— START —
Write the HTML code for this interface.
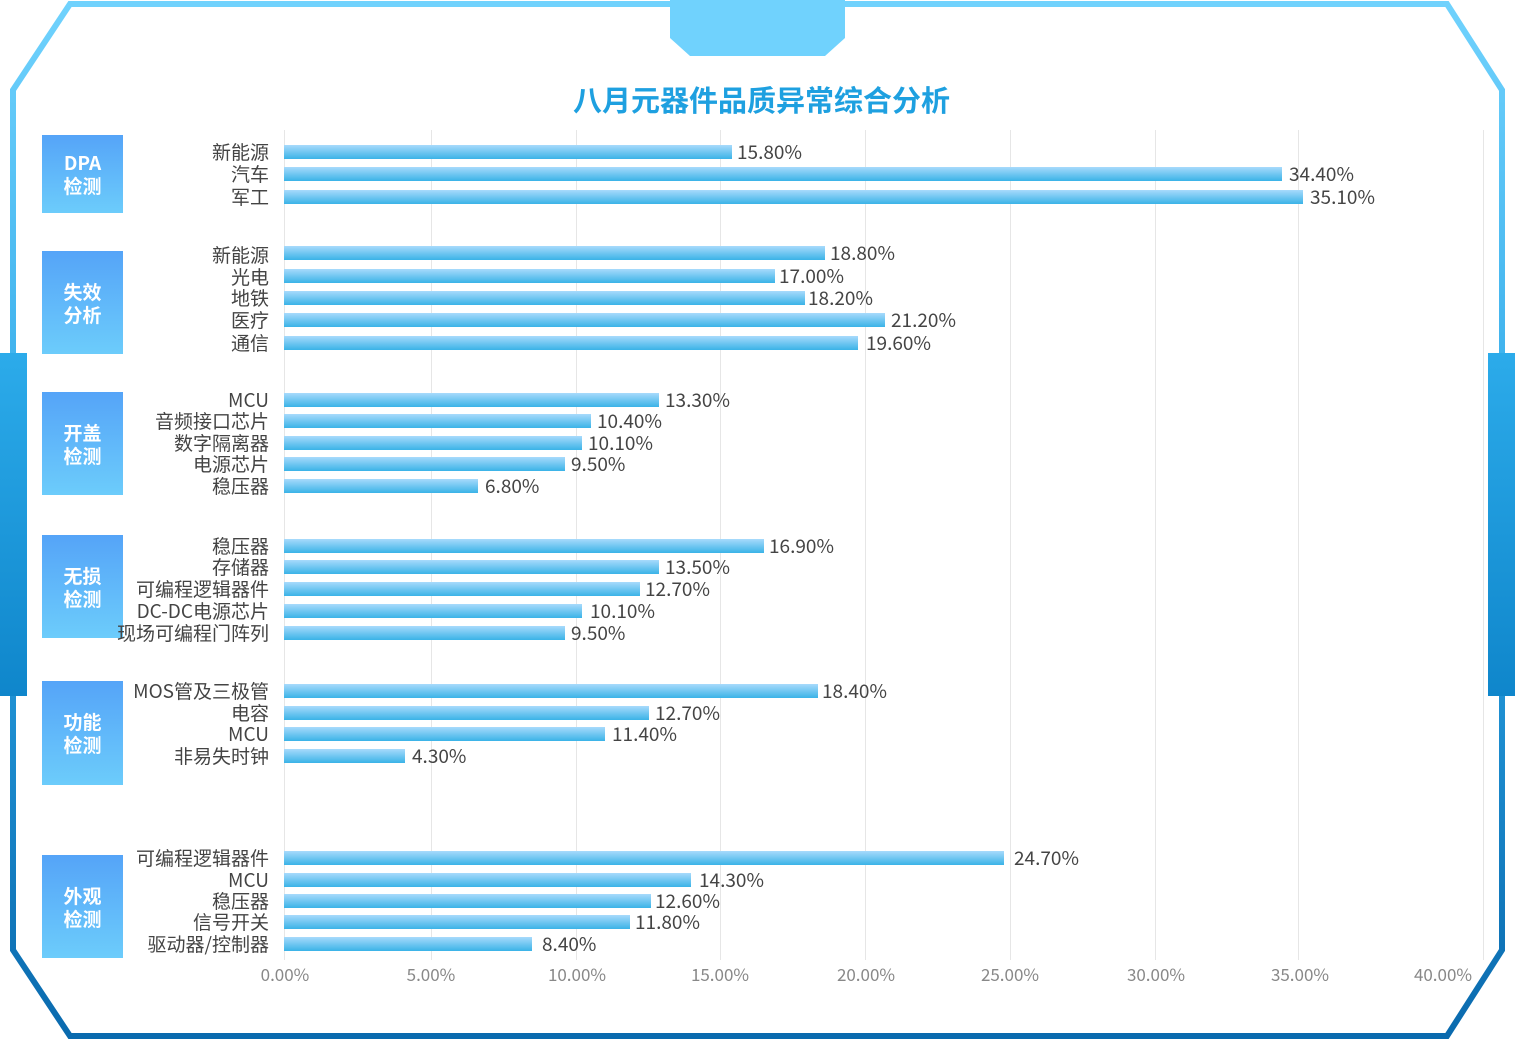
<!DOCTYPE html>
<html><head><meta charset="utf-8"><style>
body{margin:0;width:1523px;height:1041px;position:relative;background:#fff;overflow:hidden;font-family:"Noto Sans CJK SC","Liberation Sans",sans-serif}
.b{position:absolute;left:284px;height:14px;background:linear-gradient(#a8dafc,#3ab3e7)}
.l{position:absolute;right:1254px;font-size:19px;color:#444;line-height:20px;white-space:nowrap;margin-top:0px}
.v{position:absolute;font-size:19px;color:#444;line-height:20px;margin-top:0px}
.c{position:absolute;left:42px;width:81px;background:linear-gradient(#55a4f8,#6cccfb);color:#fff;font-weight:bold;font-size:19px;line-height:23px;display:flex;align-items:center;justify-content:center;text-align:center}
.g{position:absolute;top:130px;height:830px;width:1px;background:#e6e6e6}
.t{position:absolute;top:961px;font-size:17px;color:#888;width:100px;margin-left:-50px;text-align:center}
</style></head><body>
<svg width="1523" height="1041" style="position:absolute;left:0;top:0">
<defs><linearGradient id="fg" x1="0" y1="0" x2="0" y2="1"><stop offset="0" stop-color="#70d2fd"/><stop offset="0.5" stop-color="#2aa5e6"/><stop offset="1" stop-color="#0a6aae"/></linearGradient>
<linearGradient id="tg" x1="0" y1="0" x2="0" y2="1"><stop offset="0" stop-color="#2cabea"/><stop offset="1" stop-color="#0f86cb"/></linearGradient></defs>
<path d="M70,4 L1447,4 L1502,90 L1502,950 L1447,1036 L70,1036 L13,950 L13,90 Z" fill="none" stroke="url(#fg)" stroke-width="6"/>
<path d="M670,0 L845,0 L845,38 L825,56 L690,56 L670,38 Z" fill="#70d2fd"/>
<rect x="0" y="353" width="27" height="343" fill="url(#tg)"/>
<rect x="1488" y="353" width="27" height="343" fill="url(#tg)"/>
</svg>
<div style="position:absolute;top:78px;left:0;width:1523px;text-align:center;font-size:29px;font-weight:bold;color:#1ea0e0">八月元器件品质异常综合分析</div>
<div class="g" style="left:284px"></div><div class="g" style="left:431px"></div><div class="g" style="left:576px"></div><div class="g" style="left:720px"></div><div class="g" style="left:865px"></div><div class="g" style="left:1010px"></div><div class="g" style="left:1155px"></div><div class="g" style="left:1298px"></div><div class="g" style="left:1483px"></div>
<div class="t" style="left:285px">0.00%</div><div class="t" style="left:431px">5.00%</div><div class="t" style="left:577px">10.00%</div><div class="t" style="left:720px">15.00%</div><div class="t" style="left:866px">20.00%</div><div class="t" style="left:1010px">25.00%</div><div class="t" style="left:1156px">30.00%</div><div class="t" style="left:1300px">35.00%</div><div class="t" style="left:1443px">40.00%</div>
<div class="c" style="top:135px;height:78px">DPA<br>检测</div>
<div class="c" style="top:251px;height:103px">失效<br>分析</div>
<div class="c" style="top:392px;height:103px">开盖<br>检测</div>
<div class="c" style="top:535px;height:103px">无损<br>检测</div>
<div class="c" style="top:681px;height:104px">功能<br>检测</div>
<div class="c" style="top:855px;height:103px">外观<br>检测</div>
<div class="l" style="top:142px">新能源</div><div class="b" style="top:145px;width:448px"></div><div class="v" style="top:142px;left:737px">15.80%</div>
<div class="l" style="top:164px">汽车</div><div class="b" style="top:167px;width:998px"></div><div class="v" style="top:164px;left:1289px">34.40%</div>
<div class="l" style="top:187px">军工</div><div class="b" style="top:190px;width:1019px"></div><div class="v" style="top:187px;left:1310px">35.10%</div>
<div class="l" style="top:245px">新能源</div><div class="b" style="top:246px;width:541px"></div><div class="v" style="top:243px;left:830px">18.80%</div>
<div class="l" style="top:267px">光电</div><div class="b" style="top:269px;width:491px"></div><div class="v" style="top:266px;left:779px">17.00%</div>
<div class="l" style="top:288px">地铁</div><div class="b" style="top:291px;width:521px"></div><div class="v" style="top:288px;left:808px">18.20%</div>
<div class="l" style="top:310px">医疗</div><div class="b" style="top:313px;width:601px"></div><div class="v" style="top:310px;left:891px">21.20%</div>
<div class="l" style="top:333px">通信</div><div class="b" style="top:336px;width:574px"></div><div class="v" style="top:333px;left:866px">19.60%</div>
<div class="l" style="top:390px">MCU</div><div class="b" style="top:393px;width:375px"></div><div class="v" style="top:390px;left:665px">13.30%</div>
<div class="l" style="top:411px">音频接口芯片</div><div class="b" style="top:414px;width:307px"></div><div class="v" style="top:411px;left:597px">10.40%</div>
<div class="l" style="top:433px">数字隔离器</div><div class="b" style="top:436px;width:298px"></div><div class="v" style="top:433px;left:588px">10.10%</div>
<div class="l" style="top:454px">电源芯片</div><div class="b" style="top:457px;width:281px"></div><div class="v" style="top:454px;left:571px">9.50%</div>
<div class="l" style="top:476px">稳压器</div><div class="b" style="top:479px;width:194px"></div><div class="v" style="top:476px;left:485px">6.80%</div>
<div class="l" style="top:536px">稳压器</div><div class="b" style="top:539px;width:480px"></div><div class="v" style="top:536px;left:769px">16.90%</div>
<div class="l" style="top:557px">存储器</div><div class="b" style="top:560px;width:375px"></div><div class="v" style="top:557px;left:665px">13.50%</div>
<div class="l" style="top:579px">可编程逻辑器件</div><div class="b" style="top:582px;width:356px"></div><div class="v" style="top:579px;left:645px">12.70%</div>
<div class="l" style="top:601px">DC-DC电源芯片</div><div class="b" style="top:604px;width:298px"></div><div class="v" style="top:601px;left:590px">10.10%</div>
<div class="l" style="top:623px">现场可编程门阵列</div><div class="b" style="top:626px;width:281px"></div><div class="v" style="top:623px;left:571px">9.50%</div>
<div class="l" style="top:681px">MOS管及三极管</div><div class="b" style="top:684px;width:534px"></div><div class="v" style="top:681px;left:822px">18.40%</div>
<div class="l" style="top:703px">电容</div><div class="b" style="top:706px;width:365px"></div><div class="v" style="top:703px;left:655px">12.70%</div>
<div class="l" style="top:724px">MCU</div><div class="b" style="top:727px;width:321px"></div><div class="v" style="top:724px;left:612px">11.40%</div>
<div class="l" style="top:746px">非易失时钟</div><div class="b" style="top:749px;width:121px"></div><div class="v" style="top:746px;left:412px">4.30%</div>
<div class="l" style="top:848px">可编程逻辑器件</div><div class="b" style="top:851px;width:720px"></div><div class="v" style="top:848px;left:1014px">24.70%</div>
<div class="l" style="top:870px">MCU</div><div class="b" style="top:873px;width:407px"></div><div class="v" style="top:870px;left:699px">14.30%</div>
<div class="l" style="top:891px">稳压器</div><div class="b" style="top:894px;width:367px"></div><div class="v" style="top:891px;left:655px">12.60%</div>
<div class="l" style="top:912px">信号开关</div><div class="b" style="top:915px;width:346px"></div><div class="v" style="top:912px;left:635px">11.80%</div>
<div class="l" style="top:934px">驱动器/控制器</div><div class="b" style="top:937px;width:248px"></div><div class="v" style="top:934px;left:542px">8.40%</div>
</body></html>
— END —
§ **SHORT EXERCISE**:
Do not copy the pictures, but repeat every line exactly.

§ **SOLVED EXERCISE**:
Write the HTML code for this interface.
<!DOCTYPE html>
<html><head><meta charset="utf-8"><style>
body{margin:0;width:1523px;height:1041px;position:relative;background:#fff;overflow:hidden;font-family:"Noto Sans CJK SC","Liberation Sans",sans-serif}
.b{position:absolute;left:284px;height:14px;background:linear-gradient(#a8dafc,#3ab3e7)}
.l{position:absolute;right:1254px;font-size:19px;color:#444;line-height:20px;white-space:nowrap;margin-top:0px}
.v{position:absolute;font-size:19px;color:#444;line-height:20px;margin-top:0px}
.c{position:absolute;left:42px;width:81px;background:linear-gradient(#55a4f8,#6cccfb);color:#fff;font-weight:bold;font-size:19px;line-height:23px;display:flex;align-items:center;justify-content:center;text-align:center}
.g{position:absolute;top:130px;height:830px;width:1px;background:#e6e6e6}
.t{position:absolute;top:961px;font-size:17px;color:#888;width:100px;margin-left:-50px;text-align:center}
</style></head><body>
<svg width="1523" height="1041" style="position:absolute;left:0;top:0">
<defs><linearGradient id="fg" x1="0" y1="0" x2="0" y2="1"><stop offset="0" stop-color="#70d2fd"/><stop offset="0.5" stop-color="#2aa5e6"/><stop offset="1" stop-color="#0a6aae"/></linearGradient>
<linearGradient id="tg" x1="0" y1="0" x2="0" y2="1"><stop offset="0" stop-color="#2cabea"/><stop offset="1" stop-color="#0f86cb"/></linearGradient></defs>
<path d="M70,4 L1447,4 L1502,90 L1502,950 L1447,1036 L70,1036 L13,950 L13,90 Z" fill="none" stroke="url(#fg)" stroke-width="6"/>
<path d="M670,0 L845,0 L845,38 L825,56 L690,56 L670,38 Z" fill="#70d2fd"/>
<rect x="0" y="353" width="27" height="343" fill="url(#tg)"/>
<rect x="1488" y="353" width="27" height="343" fill="url(#tg)"/>
</svg>
<div style="position:absolute;top:78px;left:0;width:1523px;text-align:center;font-size:29px;font-weight:bold;color:#1ea0e0">八月元器件品质异常综合分析</div>
<div class="g" style="left:284px"></div><div class="g" style="left:431px"></div><div class="g" style="left:576px"></div><div class="g" style="left:720px"></div><div class="g" style="left:865px"></div><div class="g" style="left:1010px"></div><div class="g" style="left:1155px"></div><div class="g" style="left:1298px"></div><div class="g" style="left:1483px"></div>
<div class="t" style="left:285px">0.00%</div><div class="t" style="left:431px">5.00%</div><div class="t" style="left:577px">10.00%</div><div class="t" style="left:720px">15.00%</div><div class="t" style="left:866px">20.00%</div><div class="t" style="left:1010px">25.00%</div><div class="t" style="left:1156px">30.00%</div><div class="t" style="left:1300px">35.00%</div><div class="t" style="left:1443px">40.00%</div>
<div class="c" style="top:135px;height:78px">DPA<br>检测</div>
<div class="c" style="top:251px;height:103px">失效<br>分析</div>
<div class="c" style="top:392px;height:103px">开盖<br>检测</div>
<div class="c" style="top:535px;height:103px">无损<br>检测</div>
<div class="c" style="top:681px;height:104px">功能<br>检测</div>
<div class="c" style="top:855px;height:103px">外观<br>检测</div>
<div class="l" style="top:142px">新能源</div><div class="b" style="top:145px;width:448px"></div><div class="v" style="top:142px;left:737px">15.80%</div>
<div class="l" style="top:164px">汽车</div><div class="b" style="top:167px;width:998px"></div><div class="v" style="top:164px;left:1289px">34.40%</div>
<div class="l" style="top:187px">军工</div><div class="b" style="top:190px;width:1019px"></div><div class="v" style="top:187px;left:1310px">35.10%</div>
<div class="l" style="top:245px">新能源</div><div class="b" style="top:246px;width:541px"></div><div class="v" style="top:243px;left:830px">18.80%</div>
<div class="l" style="top:267px">光电</div><div class="b" style="top:269px;width:491px"></div><div class="v" style="top:266px;left:779px">17.00%</div>
<div class="l" style="top:288px">地铁</div><div class="b" style="top:291px;width:521px"></div><div class="v" style="top:288px;left:808px">18.20%</div>
<div class="l" style="top:310px">医疗</div><div class="b" style="top:313px;width:601px"></div><div class="v" style="top:310px;left:891px">21.20%</div>
<div class="l" style="top:333px">通信</div><div class="b" style="top:336px;width:574px"></div><div class="v" style="top:333px;left:866px">19.60%</div>
<div class="l" style="top:390px">MCU</div><div class="b" style="top:393px;width:375px"></div><div class="v" style="top:390px;left:665px">13.30%</div>
<div class="l" style="top:411px">音频接口芯片</div><div class="b" style="top:414px;width:307px"></div><div class="v" style="top:411px;left:597px">10.40%</div>
<div class="l" style="top:433px">数字隔离器</div><div class="b" style="top:436px;width:298px"></div><div class="v" style="top:433px;left:588px">10.10%</div>
<div class="l" style="top:454px">电源芯片</div><div class="b" style="top:457px;width:281px"></div><div class="v" style="top:454px;left:571px">9.50%</div>
<div class="l" style="top:476px">稳压器</div><div class="b" style="top:479px;width:194px"></div><div class="v" style="top:476px;left:485px">6.80%</div>
<div class="l" style="top:536px">稳压器</div><div class="b" style="top:539px;width:480px"></div><div class="v" style="top:536px;left:769px">16.90%</div>
<div class="l" style="top:557px">存储器</div><div class="b" style="top:560px;width:375px"></div><div class="v" style="top:557px;left:665px">13.50%</div>
<div class="l" style="top:579px">可编程逻辑器件</div><div class="b" style="top:582px;width:356px"></div><div class="v" style="top:579px;left:645px">12.70%</div>
<div class="l" style="top:601px">DC-DC电源芯片</div><div class="b" style="top:604px;width:298px"></div><div class="v" style="top:601px;left:590px">10.10%</div>
<div class="l" style="top:623px">现场可编程门阵列</div><div class="b" style="top:626px;width:281px"></div><div class="v" style="top:623px;left:571px">9.50%</div>
<div class="l" style="top:681px">MOS管及三极管</div><div class="b" style="top:684px;width:534px"></div><div class="v" style="top:681px;left:822px">18.40%</div>
<div class="l" style="top:703px">电容</div><div class="b" style="top:706px;width:365px"></div><div class="v" style="top:703px;left:655px">12.70%</div>
<div class="l" style="top:724px">MCU</div><div class="b" style="top:727px;width:321px"></div><div class="v" style="top:724px;left:612px">11.40%</div>
<div class="l" style="top:746px">非易失时钟</div><div class="b" style="top:749px;width:121px"></div><div class="v" style="top:746px;left:412px">4.30%</div>
<div class="l" style="top:848px">可编程逻辑器件</div><div class="b" style="top:851px;width:720px"></div><div class="v" style="top:848px;left:1014px">24.70%</div>
<div class="l" style="top:870px">MCU</div><div class="b" style="top:873px;width:407px"></div><div class="v" style="top:870px;left:699px">14.30%</div>
<div class="l" style="top:891px">稳压器</div><div class="b" style="top:894px;width:367px"></div><div class="v" style="top:891px;left:655px">12.60%</div>
<div class="l" style="top:912px">信号开关</div><div class="b" style="top:915px;width:346px"></div><div class="v" style="top:912px;left:635px">11.80%</div>
<div class="l" style="top:934px">驱动器/控制器</div><div class="b" style="top:937px;width:248px"></div><div class="v" style="top:934px;left:542px">8.40%</div>
</body></html>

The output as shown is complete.